§ Exercise objective
Reproduce nothing but the lines from the start of the material through the line that includes "const SX = 1.12;", both ends included, and omit every picture.

§ Dataset excerpt
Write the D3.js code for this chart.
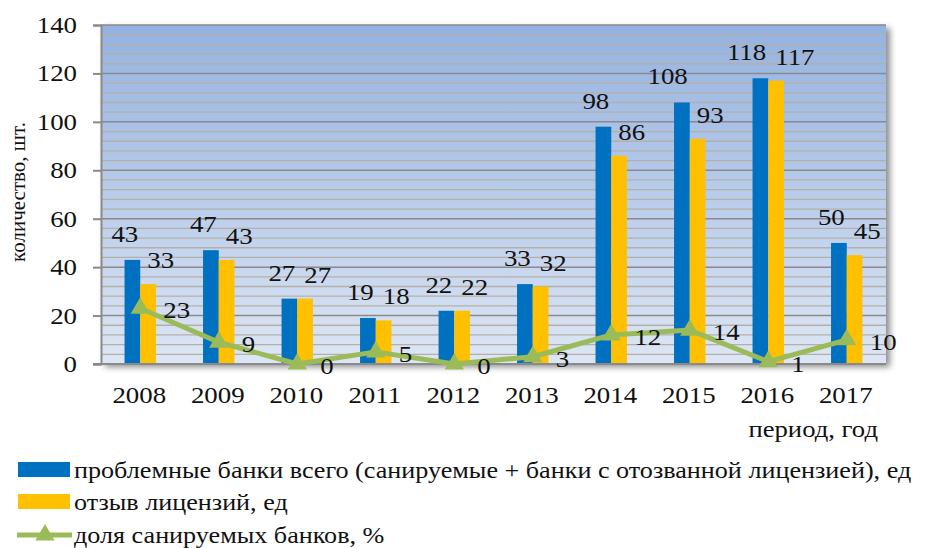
<!DOCTYPE html>
<html><head><meta charset="utf-8">
<script src="https://cdn.jsdelivr.net/npm/d3@7"></script>
<style>body{margin:0;background:#fff}svg{display:block}text{font-family:"Liberation Serif","Times New Roman",serif;fill:#111}</style>
</head><body><svg id="c" width="928" height="548"></svg>
<script>
const years = ["2008","2009","2010","2011","2012","2013","2014","2015","2016","2017"];
const problemBanks = [43,47,27,19,22,33,98,108,118,50];
const revoked = [33,43,27,18,22,32,86,93,117,45];
const sanatedShare = [23,9,0,5,0,3,12,14,1,10];
const yTicks = [0,20,40,60,80,100,120,140];
const seriesNames = ["проблемные банки всего (санируемые + банки с отозванной лицензией), ед","отзыв лицензий, ед","доля санируемых банков, %"];
const colors = ["#0070c0","#ffc000","#9bbb59"];

const svg = d3.select("#c");
const L=101,R=886,T=25,B=364;
const x = d3.scaleBand().domain(years).range([L,R]);
const y = d3.scaleLinear().domain([0,140]).range([B,T]);
const bw = x.bandwidth()*0.2;
const cx = d => x(d)+x.bandwidth()/2;
const SX = 1.12;

function txt(parent, px, py, str, anchor, size, sx){
  return parent.append("text")
    .attr("transform",`translate(${px},${py}) scale(${sx||SX},1)`)
    .attr("text-anchor",anchor||"start")
    .style("font-size",(size||24)+"px")
    .text(str);
}

const defs = svg.append("defs");
const g = defs.append("linearGradient").attr("id","bg").attr("x1",0).attr("y1",0).attr("x2",0).attr("y2",1);
g.append("stop").attr("offset","0%").attr("stop-color","#94b2e1");
g.append("stop").attr("offset","100%").attr("stop-color","#dde6f4");
const f = defs.append("filter").attr("id","sh").attr("x","-5%").attr("y","-10%").attr("width","115%").attr("height","125%");
f.append("feDropShadow").attr("dx",4).attr("dy",3).attr("stdDeviation",3).attr("flood-color","#000").attr("flood-opacity",0.45);

svg.append("rect").attr("x",L).attr("y",T).attr("width",R-L).attr("height",B-T).attr("fill","url(#bg)").attr("filter","url(#sh)");

// minor grid
const minor = d3.range(0,141,4).filter(v=>v%20!==0);
svg.append("g").selectAll("line").data(minor).join("line")
  .attr("x1",L).attr("x2",R).attr("y1",d=>y(d)).attr("y2",d=>y(d))
  .attr("stroke","#b4b0a8").attr("stroke-width",1.3);
// major grid
svg.append("g").selectAll("line").data(yTicks.filter(v=>v>0)).join("line")
  .attr("x1",L).attr("x2",R).attr("y1",d=>y(d)).attr("y2",d=>y(d))
  .attr("stroke","#8a8a8a").attr("stroke-width",1.5);

// y axis
const ya = svg.append("g").attr("transform",`translate(${L},0)`)
  .call(d3.axisLeft(y).tickValues(yTicks).tickSize(8));
ya.select(".domain").attr("stroke","#8a8a8a").attr("stroke-width",2);
ya.selectAll(".tick line").attr("stroke","#8a8a8a").attr("stroke-width",2);
ya.selectAll(".tick text").remove();
const yl = svg.append("g");
yTicks.forEach(v => txt(yl, L-24, y(v)+8, v, "end", 24));

// bars
const bars = svg.append("g");
bars.selectAll(".b1").data(years).join("rect")
  .attr("x",d=>cx(d)-bw).attr("width",bw)
  .attr("y",(d,i)=>y(problemBanks[i])).attr("height",(d,i)=>B-y(problemBanks[i])).attr("fill",colors[0]);
bars.selectAll(".b2").data(years).join("rect")
  .attr("x",d=>cx(d)).attr("width",bw)
  .attr("y",(d,i)=>y(revoked[i])).attr("height",(d,i)=>B-y(revoked[i])).attr("fill",colors[1]);

// x axis line
svg.append("line").attr("x1",L-8).attr("x2",R).attr("y1",B).attr("y2",B).attr("stroke","#8a8a8a").attr("stroke-width",2);

// x labels
const xa = svg.append("g").attr("transform",`translate(0,${B})`)
  .call(d3.axisBottom(x).tickSize(0));
xa.select(".domain").remove();
xa.selectAll(".tick text").remove();
const xl = svg.append("g");
years.forEach(d => txt(xl, cx(d)-1, 403, d, "middle", 24));

// line
const line = d3.line().x((d,i)=>cx(years[i])).y(d=>y(d));
svg.append("path").datum(sanatedShare).attr("d",line).attr("fill","none").attr("stroke",colors[2]).attr("stroke-width",5).attr("stroke-linejoin","round");
const tri = d3.symbol().type(d3.symbolTriangle).size(160);
svg.append("g").selectAll("path").data(sanatedShare).join("path")
  .attr("d",tri).attr("fill",colors[2])
  .attr("transform",(d,i)=>`translate(${cx(years[i])},${y(d)})`);

// value labels
const lbl = svg.append("g");
problemBanks.forEach((v,i)=> txt(lbl, cx(years[i])-2, y(v)-18, v, "end", 24));
revoked.forEach((v,i)=> txt(lbl, cx(years[i])+7, y(v)-16, v, "start", 24));
sanatedShare.forEach((v,i)=> txt(lbl, cx(years[i])+23, y(v)+10, v, "start", 24));

// axis titles
svg.append("text").attr("transform","translate(25,192) rotate(-90)").attr("text-anchor","middle")
  .style("font-size","21px").text("количество, шт.");
txt(svg, 878, 437, "период, год", "end", 23, 1.16);

// legend
const lg = svg.append("g");
const ly = [470,502,535];
lg.append("rect").attr("x",18).attr("y",ly[0]-8).attr("width",52).attr("height",15).attr("fill",colors[0]);
lg.append("rect").attr("x",18).attr("y",ly[1]-8).attr("width",52).attr("height",15).attr("fill",colors[1]);
lg.append("line").attr("x1",17).attr("x2",72).attr("y1",ly[2]).attr("y2",ly[2]).attr("stroke",colors[2]).attr("stroke-width",5);
lg.append("path").attr("d",tri).attr("fill",colors[2]).attr("transform",`translate(45,${ly[2]})`);
seriesNames.forEach((s,i)=> txt(lg, 74, ly[i]+8, s, "start", 23, 1.137));
</script></body></html>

§ Result of the exercise
Write the D3.js code for this chart.
<!DOCTYPE html>
<html><head><meta charset="utf-8">
<script src="https://cdn.jsdelivr.net/npm/d3@7"></script>
<style>body{margin:0;background:#fff}svg{display:block}text{font-family:"Liberation Serif","Times New Roman",serif;fill:#111}</style>
</head><body><svg id="c" width="928" height="548"></svg>
<script>
const years = ["2008","2009","2010","2011","2012","2013","2014","2015","2016","2017"];
const problemBanks = [43,47,27,19,22,33,98,108,118,50];
const revoked = [33,43,27,18,22,32,86,93,117,45];
const sanatedShare = [23,9,0,5,0,3,12,14,1,10];
const yTicks = [0,20,40,60,80,100,120,140];
const seriesNames = ["проблемные банки всего (санируемые + банки с отозванной лицензией), ед","отзыв лицензий, ед","доля санируемых банков, %"];
const colors = ["#0070c0","#ffc000","#9bbb59"];

const svg = d3.select("#c");
const L=101,R=886,T=25,B=364;
const x = d3.scaleBand().domain(years).range([L,R]);
const y = d3.scaleLinear().domain([0,140]).range([B,T]);
const bw = x.bandwidth()*0.2;
const cx = d => x(d)+x.bandwidth()/2;
const SX = 1.12;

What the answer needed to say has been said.